With patient-derived data from its system, the company posted an article on its website in May that predicted not only that Biogen Idec's ($BIIB) new multiple sclerosis pill Tecfidera would have a successful launch--which any educated biotech watcher could have forecasted--but also that many patients on Teva Pharmaceutical's ($TEVA) Copaxone, Biogen's Tysabri and Sanofi's ($SNY) Aubagio would switch to the newer drug.
Treato's algorithms automatically add 1 million to 2 million new patient posts or comments per day from automated searches of more than 2,500 patient websites, discussion boards, blogs and other online destinations, according to Hadari. To date, the company has analyzed more than 1.5 billion conversations from patients and caregivers, amassing data on more than 11,000 drugs and 13,000 conditions.
Treato.com is the company's public website that attracts more than 3 million visitors per month, Hadari says. For free, those visitors get access to basic search, visualization and analysis tools on the thousands of diseases and conditions under online surveillance at the company. Recently the website added a function that enables patients to leave comments about their own health.
Treato only provides analysis of Facebook comments to its paying customers and the company totally avoids comments on Twitter because there's too much spam, Hadari says.
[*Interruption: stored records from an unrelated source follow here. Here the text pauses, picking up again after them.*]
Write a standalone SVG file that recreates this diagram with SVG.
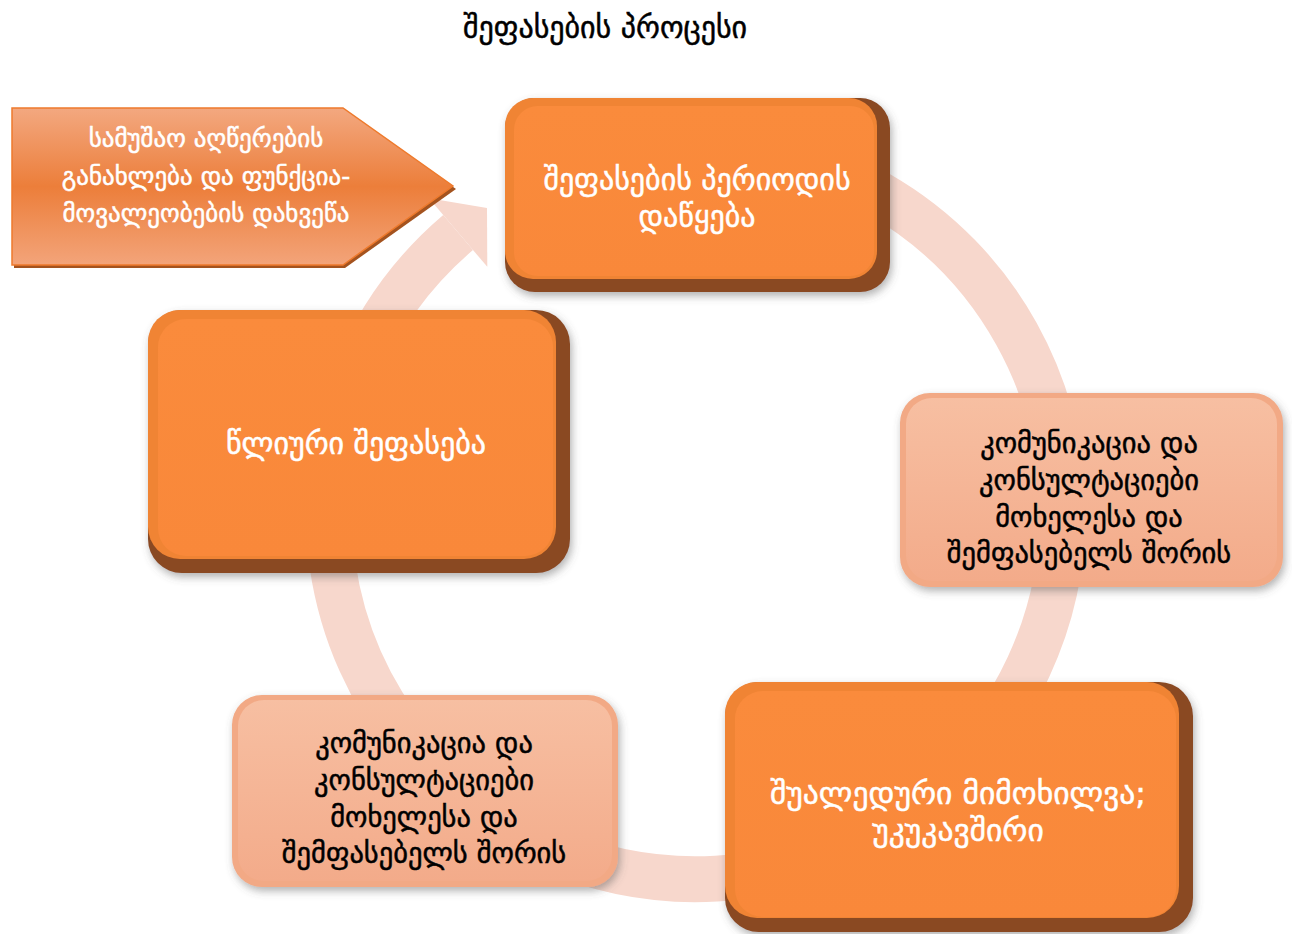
<svg xmlns="http://www.w3.org/2000/svg" width="1292" height="934" viewBox="0 0 1292 934">
<defs>
<style>
text{font-family:"DejaVu Sans","Noto Sans",sans-serif;text-anchor:middle;dominant-baseline:central;stroke-width:0.5px}
.w{fill:#ffffff;stroke:#ffffff;font-size:30px}
.wl{font-size:31.6px}
.b{fill:#000000;stroke:#000000;font-size:28.5px}
.t{fill:#000000;stroke:#000000;font-size:30px}
.pw{fill:#ffffff;stroke:#ffffff;font-size:25px}
.bev{fill:#8A4820}
.bev2{fill:#F08434}
.face{fill:url(#gOr)}
.pbev{fill:#F2A985}
.pface{fill:url(#gPe)}
.ring{fill:none;stroke:#F7D7CC;stroke-width:46}
</style>
<linearGradient id="gOr" x1="0" y1="0" x2="0" y2="1">
<stop offset="0" stop-color="#FA8B3C"/>
<stop offset="1" stop-color="#F9883A"/>
</linearGradient>
<linearGradient id="gPe" x1="0" y1="0" x2="0" y2="1">
<stop offset="0" stop-color="#F7BFA2"/>
<stop offset="1" stop-color="#F3AB8A"/>
</linearGradient>
<linearGradient id="gPent" x1="0" y1="0" x2="0" y2="1">
<stop offset="0" stop-color="#F3A880"/>
<stop offset="0.5" stop-color="#EC7E3A"/>
<stop offset="1" stop-color="#F3A47A"/>
</linearGradient>
<filter id="sh" x="-10%" y="-10%" width="125%" height="130%">
<feDropShadow dx="2" dy="4" stdDeviation="4" flood-color="#555555" flood-opacity="0.45"/>
</filter>
</defs>
<rect width="1292" height="934" fill="#ffffff"/>

<g id="connectors">
<path class="ring" d="M 523.7 188 A 367 367 0 1 1 458.1 232.5"/>
<polygon points="429,198.3 487,207.9 487.3,266.8" fill="#F7D7CC"/>
</g>

<text class="t" x="605" y="27">შეფასების პროცესი</text>

<g id="node-top">
<rect class="bev" x="505" y="98" width="385" height="194" rx="30" filter="url(#sh)"/>
<rect class="bev2" x="505" y="98" width="372" height="181" rx="28"/>
<rect class="face" x="514" y="106" width="360" height="170" rx="24"/>
<text class="w" x="697" y="179">შეფასების პერიოდის</text>
<text class="w" x="697" y="216">დაწყება</text>
</g>

<g id="node-left">
<rect class="bev" x="148" y="310" width="422" height="263" rx="34" filter="url(#sh)"/>
<rect class="bev2" x="148" y="310" width="408" height="249" rx="32"/>
<rect class="face" x="158" y="319" width="395" height="237" rx="28"/>
<text class="w" x="356" y="443">წლიური შეფასება</text>
</g>

<g id="node-right">
<rect class="pbev" x="900" y="393" width="383" height="194" rx="30" filter="url(#sh)"/>
<rect class="pface" x="906" y="398" width="371" height="183" rx="26"/>
<text class="b" x="1089" y="443">კომუნიკაცია და</text>
<text class="b" x="1089" y="480">კონსულტაციები</text>
<text class="b" x="1089" y="517">მოხელესა და</text>
<text class="b" x="1089" y="553">შემფასებელს შორის</text>
</g>

<g id="node-bottom-left">
<rect class="pbev" x="232" y="695" width="386" height="192" rx="30" filter="url(#sh)"/>
<rect class="pface" x="238" y="700" width="374" height="181" rx="26"/>
<text class="b" x="424" y="743">კომუნიკაცია და</text>
<text class="b" x="424" y="780">კონსულტაციები</text>
<text class="b" x="424" y="817">მოხელესა და</text>
<text class="b" x="424" y="853">შემფასებელს შორის</text>
</g>

<g id="node-bottom-right">
<rect class="bev" x="725" y="682" width="468" height="250" rx="34" filter="url(#sh)"/>
<rect class="bev2" x="725" y="682" width="454" height="236" rx="32"/>
<rect class="face" x="735" y="691" width="441" height="226" rx="28"/>
<text class="w wl" x="958" y="793">შუალედური მიმოხილვა;</text>
<text class="w wl" x="958" y="830">უკუკავშირი</text>
</g>

<g id="node-pentagon">
<polygon points="14,111 345,111 456,189 345,268 14,268" fill="#A4531F"/>
<polygon points="12,108 343,108 453,186 343,265 12,265" fill="url(#gPent)" stroke="#EE7A2C" stroke-width="1.5"/>
<text class="pw" x="206" y="138">სამუშაო აღწერების</text>
<text class="pw" x="206" y="176">განახლება და ფუნქცია-</text>
<text class="pw" x="206" y="213">მოვალეობების დახვეწა</text>
</g>
</svg>
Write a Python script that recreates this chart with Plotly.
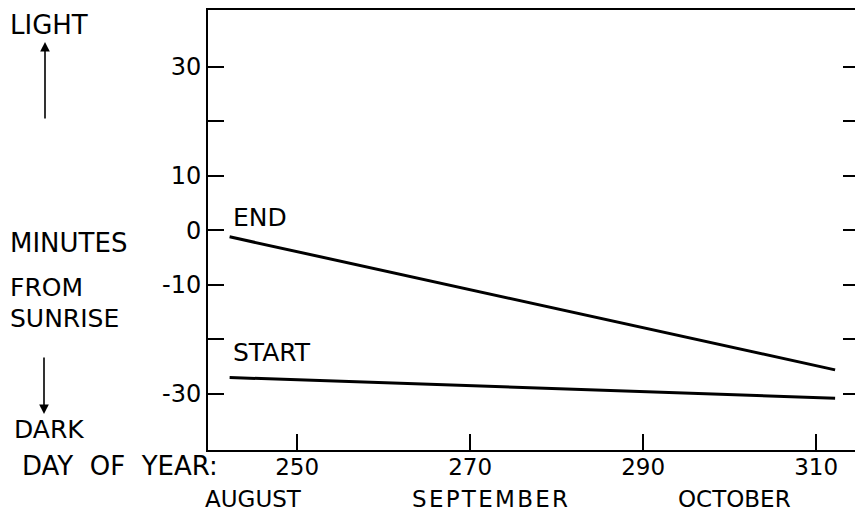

The company's language algorithms delve way deeper into patient comments than software that picks up mostly on key words, enabling Treato to explain the "why" behind patient trends in the marketplace, Hadari says. The company also seeks less-than-obvious insights into products like, for example, the significant number of pregnant women who shared their experiences on the antidepressant Zoloft.
"We've built an algorithm that tells you what you don't know," Hadari says.
These capabilities could separate Treato from rivals such as Semantelli (now owned by IMS Health), Liquid Grids and Radian6.
Its investors hope so. In April, OrbiMed Israel Partners led a $14.5 million Series B round of financing for Treato, which also drew investments from New Leaf Partners and repeat backers Reed Elsevier Ventures and Western Technology Investments. Treato has raised more than $20 million since it was founded in 2008.
Hadari sounds confident that his company, which is planning to expand with a U.S. office in the greater New York City area, can deliver for his new and previous investors.
"It's the most reliable, real-time, broadest source possible to understand the real deal," Hadari says, "not an analyst reading into reports and making conclusions or assumptions. This is thousands of patients taking your drug, and this is what they are saying. They may like it, they may not like it, but it is what it is. [Pharma executives] want unmediated data and for the first time they can actually get it."